### TASK REQUIREMENTS
Write out exactly the lines that run from the line containing "Write the matplotlib code for this chart." through the line containing "CMIN, CMAX = -2.75, 11.78"; both end lines belong to the answer.

### EXERCISE INPUTS
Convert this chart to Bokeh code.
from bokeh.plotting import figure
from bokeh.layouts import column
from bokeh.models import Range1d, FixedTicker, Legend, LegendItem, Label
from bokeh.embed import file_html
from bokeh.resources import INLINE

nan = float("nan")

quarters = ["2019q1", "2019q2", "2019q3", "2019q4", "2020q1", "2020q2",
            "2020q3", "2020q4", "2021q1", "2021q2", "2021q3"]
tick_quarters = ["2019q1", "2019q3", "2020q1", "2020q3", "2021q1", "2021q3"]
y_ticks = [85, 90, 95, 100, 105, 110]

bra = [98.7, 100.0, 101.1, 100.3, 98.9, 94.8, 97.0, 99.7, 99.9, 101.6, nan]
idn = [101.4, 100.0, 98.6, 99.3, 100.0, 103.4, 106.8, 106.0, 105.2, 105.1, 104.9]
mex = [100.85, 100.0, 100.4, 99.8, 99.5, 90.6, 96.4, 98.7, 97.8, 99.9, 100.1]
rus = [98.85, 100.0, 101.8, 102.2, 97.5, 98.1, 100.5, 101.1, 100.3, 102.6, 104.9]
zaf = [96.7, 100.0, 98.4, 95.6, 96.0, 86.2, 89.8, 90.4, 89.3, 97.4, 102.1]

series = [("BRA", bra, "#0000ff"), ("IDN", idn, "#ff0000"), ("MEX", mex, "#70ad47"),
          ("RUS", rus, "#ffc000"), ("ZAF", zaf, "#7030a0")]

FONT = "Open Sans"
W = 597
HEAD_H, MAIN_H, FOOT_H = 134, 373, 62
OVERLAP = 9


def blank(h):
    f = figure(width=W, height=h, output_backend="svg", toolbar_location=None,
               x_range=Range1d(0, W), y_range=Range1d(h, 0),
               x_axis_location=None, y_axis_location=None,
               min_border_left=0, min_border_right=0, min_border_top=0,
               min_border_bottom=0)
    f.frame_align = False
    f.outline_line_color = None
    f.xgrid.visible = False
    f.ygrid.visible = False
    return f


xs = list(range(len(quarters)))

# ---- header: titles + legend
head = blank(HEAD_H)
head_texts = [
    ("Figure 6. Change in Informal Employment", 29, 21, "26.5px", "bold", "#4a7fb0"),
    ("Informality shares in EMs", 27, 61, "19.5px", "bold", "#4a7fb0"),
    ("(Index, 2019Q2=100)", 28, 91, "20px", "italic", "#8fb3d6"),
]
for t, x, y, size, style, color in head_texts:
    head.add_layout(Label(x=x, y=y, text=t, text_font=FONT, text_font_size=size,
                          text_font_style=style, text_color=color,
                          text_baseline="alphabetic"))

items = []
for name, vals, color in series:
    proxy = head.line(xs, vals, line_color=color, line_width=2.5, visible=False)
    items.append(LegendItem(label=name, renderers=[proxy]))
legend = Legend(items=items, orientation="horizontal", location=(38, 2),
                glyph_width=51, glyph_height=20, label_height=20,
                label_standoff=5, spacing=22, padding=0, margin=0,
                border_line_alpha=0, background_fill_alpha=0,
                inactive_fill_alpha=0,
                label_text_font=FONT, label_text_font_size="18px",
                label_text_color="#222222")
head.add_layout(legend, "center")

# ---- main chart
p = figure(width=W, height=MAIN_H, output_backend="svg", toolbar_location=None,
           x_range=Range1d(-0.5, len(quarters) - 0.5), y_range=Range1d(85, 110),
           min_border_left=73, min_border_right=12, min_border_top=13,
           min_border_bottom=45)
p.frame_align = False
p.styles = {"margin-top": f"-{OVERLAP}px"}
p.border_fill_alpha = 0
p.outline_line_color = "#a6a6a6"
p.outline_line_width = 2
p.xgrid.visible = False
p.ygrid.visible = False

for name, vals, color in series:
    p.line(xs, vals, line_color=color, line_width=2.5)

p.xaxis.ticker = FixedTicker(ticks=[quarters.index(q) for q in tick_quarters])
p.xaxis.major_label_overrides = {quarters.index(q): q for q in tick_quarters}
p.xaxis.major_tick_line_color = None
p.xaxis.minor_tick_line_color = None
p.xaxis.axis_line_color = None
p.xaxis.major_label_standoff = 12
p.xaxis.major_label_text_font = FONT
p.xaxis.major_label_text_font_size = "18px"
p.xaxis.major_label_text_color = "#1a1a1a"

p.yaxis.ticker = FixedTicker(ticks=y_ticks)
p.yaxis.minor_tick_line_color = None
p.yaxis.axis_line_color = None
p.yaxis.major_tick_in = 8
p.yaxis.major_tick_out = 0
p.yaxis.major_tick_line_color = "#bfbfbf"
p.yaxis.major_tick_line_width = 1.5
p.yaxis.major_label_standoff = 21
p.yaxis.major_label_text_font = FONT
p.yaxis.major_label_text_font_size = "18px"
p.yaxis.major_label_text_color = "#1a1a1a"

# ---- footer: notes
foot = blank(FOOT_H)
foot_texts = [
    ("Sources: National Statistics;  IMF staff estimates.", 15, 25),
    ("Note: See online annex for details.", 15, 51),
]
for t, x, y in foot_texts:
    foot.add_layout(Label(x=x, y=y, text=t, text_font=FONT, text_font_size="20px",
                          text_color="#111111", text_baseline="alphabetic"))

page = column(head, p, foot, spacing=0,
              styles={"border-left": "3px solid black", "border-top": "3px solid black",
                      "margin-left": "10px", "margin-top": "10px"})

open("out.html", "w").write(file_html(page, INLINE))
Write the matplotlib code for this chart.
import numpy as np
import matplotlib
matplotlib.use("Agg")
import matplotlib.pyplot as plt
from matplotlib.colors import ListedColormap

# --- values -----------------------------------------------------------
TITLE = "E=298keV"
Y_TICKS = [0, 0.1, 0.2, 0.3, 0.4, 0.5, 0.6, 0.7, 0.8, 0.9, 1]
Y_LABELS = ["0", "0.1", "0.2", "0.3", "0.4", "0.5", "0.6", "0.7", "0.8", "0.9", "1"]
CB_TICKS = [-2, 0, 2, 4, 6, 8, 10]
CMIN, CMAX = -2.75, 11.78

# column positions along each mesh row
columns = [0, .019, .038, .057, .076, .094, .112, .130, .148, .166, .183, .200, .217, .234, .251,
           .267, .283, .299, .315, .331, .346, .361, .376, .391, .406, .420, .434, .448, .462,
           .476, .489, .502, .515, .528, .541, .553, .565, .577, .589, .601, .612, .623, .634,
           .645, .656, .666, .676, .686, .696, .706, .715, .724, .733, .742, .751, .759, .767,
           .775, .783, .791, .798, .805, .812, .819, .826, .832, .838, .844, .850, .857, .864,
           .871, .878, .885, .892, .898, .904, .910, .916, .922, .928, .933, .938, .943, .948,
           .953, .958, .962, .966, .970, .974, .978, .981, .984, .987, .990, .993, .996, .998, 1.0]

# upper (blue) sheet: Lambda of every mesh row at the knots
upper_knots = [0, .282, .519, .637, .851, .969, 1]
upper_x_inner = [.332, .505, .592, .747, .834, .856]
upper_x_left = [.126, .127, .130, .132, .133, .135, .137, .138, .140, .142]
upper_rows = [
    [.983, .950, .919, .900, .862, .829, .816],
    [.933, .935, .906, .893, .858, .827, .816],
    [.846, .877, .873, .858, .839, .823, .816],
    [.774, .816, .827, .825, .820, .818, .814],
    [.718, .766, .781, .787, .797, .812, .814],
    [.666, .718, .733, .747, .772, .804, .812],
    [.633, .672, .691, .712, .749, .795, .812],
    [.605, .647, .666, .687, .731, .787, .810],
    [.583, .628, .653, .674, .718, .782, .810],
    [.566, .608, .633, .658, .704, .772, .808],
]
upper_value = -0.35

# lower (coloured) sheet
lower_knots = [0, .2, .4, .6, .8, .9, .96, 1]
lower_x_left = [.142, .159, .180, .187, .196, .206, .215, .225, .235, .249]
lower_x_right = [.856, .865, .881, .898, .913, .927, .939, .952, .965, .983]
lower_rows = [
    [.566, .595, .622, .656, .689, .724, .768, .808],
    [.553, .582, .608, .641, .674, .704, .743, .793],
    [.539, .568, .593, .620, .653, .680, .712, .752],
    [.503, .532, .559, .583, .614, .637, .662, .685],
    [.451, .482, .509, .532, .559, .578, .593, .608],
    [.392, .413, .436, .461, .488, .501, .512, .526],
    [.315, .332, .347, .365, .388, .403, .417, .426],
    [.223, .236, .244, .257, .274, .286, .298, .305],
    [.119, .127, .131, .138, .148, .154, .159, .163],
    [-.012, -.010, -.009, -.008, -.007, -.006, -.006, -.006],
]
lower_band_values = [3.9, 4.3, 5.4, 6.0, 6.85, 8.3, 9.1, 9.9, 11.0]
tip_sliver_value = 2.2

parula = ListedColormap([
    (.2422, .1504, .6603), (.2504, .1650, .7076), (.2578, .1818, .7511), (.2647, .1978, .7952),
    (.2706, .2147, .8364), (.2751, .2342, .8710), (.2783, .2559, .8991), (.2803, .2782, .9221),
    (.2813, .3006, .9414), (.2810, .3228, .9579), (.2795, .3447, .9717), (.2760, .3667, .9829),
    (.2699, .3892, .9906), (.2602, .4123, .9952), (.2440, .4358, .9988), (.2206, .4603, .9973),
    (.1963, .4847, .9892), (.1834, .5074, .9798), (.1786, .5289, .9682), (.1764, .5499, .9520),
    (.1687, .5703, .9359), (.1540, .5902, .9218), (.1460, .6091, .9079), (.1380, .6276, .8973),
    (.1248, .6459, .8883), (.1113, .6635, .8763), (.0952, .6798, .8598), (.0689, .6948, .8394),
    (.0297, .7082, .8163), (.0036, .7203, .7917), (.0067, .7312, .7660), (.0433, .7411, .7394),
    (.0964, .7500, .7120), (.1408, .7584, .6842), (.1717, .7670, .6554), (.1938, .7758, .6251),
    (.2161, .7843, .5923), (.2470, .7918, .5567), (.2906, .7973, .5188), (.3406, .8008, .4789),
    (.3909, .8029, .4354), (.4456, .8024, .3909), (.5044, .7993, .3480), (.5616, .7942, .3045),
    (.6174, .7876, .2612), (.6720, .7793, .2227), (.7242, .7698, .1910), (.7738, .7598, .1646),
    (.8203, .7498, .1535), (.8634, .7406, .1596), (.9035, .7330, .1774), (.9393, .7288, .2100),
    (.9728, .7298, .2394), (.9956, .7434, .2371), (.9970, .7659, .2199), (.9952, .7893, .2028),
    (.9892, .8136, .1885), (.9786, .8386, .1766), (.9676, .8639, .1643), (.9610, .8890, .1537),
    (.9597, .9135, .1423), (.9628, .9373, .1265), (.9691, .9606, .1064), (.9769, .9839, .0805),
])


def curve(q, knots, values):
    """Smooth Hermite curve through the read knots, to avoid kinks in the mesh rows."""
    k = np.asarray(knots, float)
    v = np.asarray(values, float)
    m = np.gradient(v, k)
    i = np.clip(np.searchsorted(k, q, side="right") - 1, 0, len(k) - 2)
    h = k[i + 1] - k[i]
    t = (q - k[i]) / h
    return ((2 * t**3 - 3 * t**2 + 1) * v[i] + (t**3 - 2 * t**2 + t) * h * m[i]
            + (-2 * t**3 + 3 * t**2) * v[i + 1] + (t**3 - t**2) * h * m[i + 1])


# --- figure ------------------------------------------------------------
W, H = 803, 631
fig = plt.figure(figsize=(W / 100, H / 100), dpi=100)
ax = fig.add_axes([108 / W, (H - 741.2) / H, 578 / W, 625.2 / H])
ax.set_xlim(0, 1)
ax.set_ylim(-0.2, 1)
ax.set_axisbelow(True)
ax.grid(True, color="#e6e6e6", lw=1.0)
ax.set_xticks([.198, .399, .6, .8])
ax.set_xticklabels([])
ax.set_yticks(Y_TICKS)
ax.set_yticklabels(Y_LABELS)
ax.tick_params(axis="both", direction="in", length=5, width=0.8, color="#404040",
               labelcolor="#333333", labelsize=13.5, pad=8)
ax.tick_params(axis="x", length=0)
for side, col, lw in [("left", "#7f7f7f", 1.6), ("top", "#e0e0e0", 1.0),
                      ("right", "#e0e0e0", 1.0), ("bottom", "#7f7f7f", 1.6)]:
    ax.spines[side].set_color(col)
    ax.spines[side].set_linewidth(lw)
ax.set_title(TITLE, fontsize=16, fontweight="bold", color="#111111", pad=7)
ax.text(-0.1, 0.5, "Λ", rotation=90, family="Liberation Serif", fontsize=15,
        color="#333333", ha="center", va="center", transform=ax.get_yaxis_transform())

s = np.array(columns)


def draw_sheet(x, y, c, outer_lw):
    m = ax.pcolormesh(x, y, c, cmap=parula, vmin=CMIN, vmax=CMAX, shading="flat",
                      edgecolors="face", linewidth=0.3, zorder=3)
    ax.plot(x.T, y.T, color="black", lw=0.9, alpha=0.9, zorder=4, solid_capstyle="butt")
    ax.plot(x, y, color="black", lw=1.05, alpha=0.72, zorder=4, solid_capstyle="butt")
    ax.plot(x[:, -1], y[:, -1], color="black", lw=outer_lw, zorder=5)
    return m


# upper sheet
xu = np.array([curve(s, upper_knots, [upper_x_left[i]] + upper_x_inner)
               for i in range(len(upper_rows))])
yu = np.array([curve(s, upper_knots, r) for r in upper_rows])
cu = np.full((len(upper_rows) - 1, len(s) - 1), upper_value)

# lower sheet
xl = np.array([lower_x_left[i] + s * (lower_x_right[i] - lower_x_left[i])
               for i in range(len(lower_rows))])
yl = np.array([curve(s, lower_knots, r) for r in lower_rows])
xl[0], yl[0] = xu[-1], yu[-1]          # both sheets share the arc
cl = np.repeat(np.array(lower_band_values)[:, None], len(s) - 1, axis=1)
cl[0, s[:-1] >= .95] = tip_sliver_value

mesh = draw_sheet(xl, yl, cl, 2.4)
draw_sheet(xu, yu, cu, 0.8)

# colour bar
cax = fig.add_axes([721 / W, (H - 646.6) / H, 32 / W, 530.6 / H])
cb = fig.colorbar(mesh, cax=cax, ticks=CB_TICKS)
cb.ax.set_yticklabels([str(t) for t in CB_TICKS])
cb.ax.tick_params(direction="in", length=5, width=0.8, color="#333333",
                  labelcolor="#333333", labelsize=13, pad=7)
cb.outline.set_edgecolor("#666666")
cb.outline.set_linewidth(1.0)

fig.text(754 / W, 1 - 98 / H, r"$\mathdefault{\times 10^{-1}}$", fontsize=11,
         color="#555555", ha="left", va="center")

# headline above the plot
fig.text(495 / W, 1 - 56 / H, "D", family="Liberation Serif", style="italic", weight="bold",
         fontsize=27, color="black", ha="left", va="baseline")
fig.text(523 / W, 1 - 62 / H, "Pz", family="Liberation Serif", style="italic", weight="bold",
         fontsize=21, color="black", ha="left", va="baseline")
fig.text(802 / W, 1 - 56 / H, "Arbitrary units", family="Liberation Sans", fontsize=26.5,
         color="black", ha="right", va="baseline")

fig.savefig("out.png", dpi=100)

### ANSWER TO THIS EXERCISE
Write the matplotlib code for this chart.
import numpy as np
import matplotlib
matplotlib.use("Agg")
import matplotlib.pyplot as plt
from matplotlib.colors import ListedColormap

# --- values -----------------------------------------------------------
TITLE = "E=298keV"
Y_TICKS = [0, 0.1, 0.2, 0.3, 0.4, 0.5, 0.6, 0.7, 0.8, 0.9, 1]
Y_LABELS = ["0", "0.1", "0.2", "0.3", "0.4", "0.5", "0.6", "0.7", "0.8", "0.9", "1"]
CB_TICKS = [-2, 0, 2, 4, 6, 8, 10]
CMIN, CMAX = -2.75, 11.78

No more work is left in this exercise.